→ Direction: Transcribe the lines below verbatim, skipping the images.

→ Material provided:

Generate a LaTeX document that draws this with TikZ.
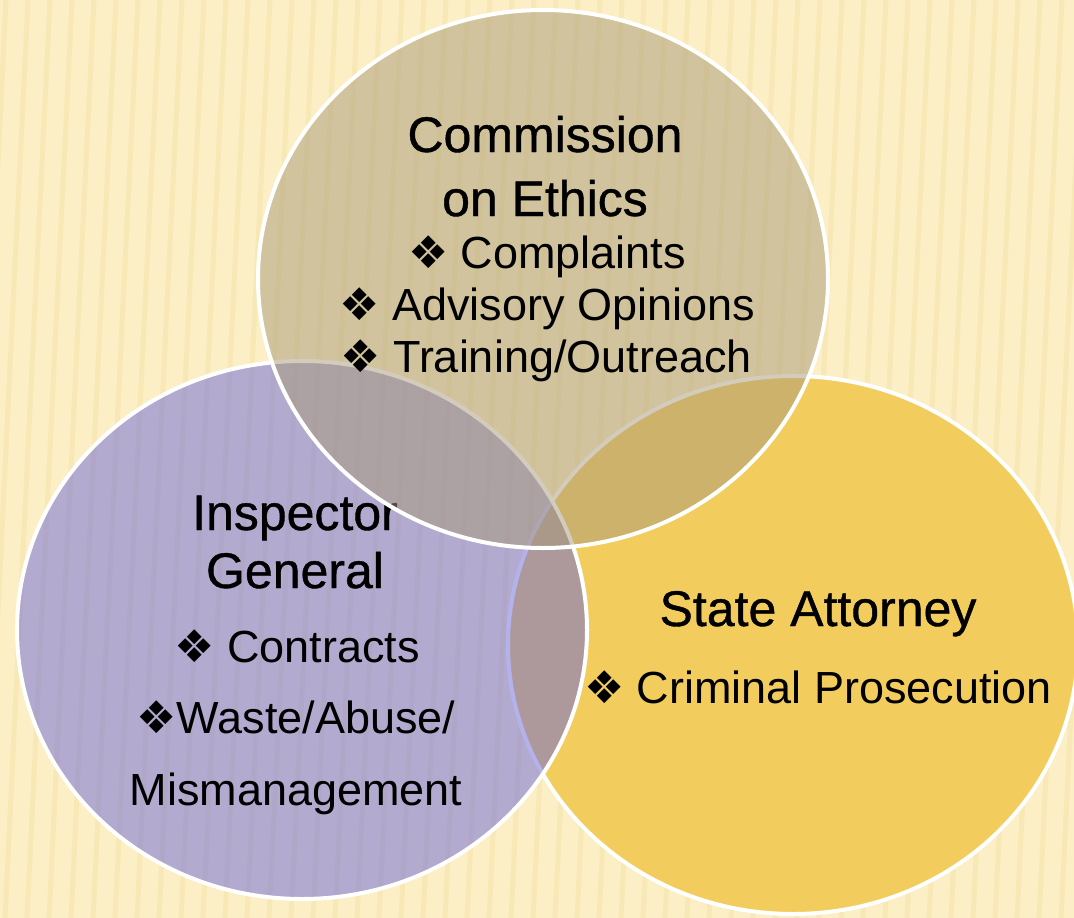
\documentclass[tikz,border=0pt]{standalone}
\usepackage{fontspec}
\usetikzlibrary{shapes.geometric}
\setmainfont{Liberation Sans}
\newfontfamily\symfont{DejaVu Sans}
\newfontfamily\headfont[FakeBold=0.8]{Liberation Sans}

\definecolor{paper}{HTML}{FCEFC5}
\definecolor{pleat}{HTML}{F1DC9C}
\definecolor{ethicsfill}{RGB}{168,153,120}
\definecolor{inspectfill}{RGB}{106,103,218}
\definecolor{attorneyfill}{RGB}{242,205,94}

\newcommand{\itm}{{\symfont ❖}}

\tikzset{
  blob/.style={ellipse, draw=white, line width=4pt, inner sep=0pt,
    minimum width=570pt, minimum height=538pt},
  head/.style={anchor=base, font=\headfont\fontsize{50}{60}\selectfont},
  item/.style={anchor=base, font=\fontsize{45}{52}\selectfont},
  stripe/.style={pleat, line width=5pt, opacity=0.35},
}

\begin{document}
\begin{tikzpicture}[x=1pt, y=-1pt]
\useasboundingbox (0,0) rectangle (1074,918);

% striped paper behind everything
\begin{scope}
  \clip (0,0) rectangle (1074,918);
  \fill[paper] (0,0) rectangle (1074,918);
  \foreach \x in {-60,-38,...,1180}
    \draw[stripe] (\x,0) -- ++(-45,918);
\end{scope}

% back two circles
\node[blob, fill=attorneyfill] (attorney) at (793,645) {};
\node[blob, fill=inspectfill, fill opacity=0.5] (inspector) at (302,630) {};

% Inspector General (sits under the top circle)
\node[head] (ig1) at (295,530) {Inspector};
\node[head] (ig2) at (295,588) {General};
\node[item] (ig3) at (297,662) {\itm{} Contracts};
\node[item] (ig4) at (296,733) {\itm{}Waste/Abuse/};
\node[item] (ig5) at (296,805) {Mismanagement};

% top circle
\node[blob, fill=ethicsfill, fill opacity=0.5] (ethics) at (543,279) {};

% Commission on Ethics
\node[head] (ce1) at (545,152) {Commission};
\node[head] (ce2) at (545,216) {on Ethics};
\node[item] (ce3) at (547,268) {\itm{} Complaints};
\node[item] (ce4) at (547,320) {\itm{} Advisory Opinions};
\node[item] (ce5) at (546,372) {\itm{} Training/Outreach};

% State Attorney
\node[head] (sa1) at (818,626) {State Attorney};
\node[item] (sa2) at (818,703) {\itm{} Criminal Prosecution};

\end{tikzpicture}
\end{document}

→ Output of the exercise:
Generate a LaTeX document that draws this with TikZ.
\documentclass[tikz,border=0pt]{standalone}
\usepackage{fontspec}
\usetikzlibrary{shapes.geometric}
\setmainfont{Liberation Sans}
\newfontfamily\symfont{DejaVu Sans}
\newfontfamily\headfont[FakeBold=0.8]{Liberation Sans}

\definecolor{paper}{HTML}{FCEFC5}
\definecolor{pleat}{HTML}{F1DC9C}
\definecolor{ethicsfill}{RGB}{168,153,120}
\definecolor{inspectfill}{RGB}{106,103,218}
\definecolor{attorneyfill}{RGB}{242,205,94}

\newcommand{\itm}{{\symfont ❖}}

\tikzset{
  blob/.style={ellipse, draw=white, line width=4pt, inner sep=0pt,
    minimum width=570pt, minimum height=538pt},
  head/.style={anchor=base, font=\headfont\fontsize{50}{60}\selectfont},
  item/.style={anchor=base, font=\fontsize{45}{52}\selectfont},
  stripe/.style={pleat, line width=5pt, opacity=0.35},
}

\begin{document}
\begin{tikzpicture}[x=1pt, y=-1pt]
\useasboundingbox (0,0) rectangle (1074,918);

% striped paper behind everything
\begin{scope}
  \clip (0,0) rectangle (1074,918);
  \fill[paper] (0,0) rectangle (1074,918);
  \foreach \x in {-60,-38,...,1180}
    \draw[stripe] (\x,0) -- ++(-45,918);
\end{scope}

% back two circles
\node[blob, fill=attorneyfill] (attorney) at (793,645) {};
\node[blob, fill=inspectfill, fill opacity=0.5] (inspector) at (302,630) {};

% Inspector General (sits under the top circle)
\node[head] (ig1) at (295,530) {Inspector};
\node[head] (ig2) at (295,588) {General};
\node[item] (ig3) at (297,662) {\itm{} Contracts};
\node[item] (ig4) at (296,733) {\itm{}Waste/Abuse/};
\node[item] (ig5) at (296,805) {Mismanagement};

% top circle
\node[blob, fill=ethicsfill, fill opacity=0.5] (ethics) at (543,279) {};

% Commission on Ethics
\node[head] (ce1) at (545,152) {Commission};
\node[head] (ce2) at (545,216) {on Ethics};
\node[item] (ce3) at (547,268) {\itm{} Complaints};
\node[item] (ce4) at (547,320) {\itm{} Advisory Opinions};
\node[item] (ce5) at (546,372) {\itm{} Training/Outreach};

% State Attorney
\node[head] (sa1) at (818,626) {State Attorney};
\node[item] (sa2) at (818,703) {\itm{} Criminal Prosecution};

\end{tikzpicture}
\end{document}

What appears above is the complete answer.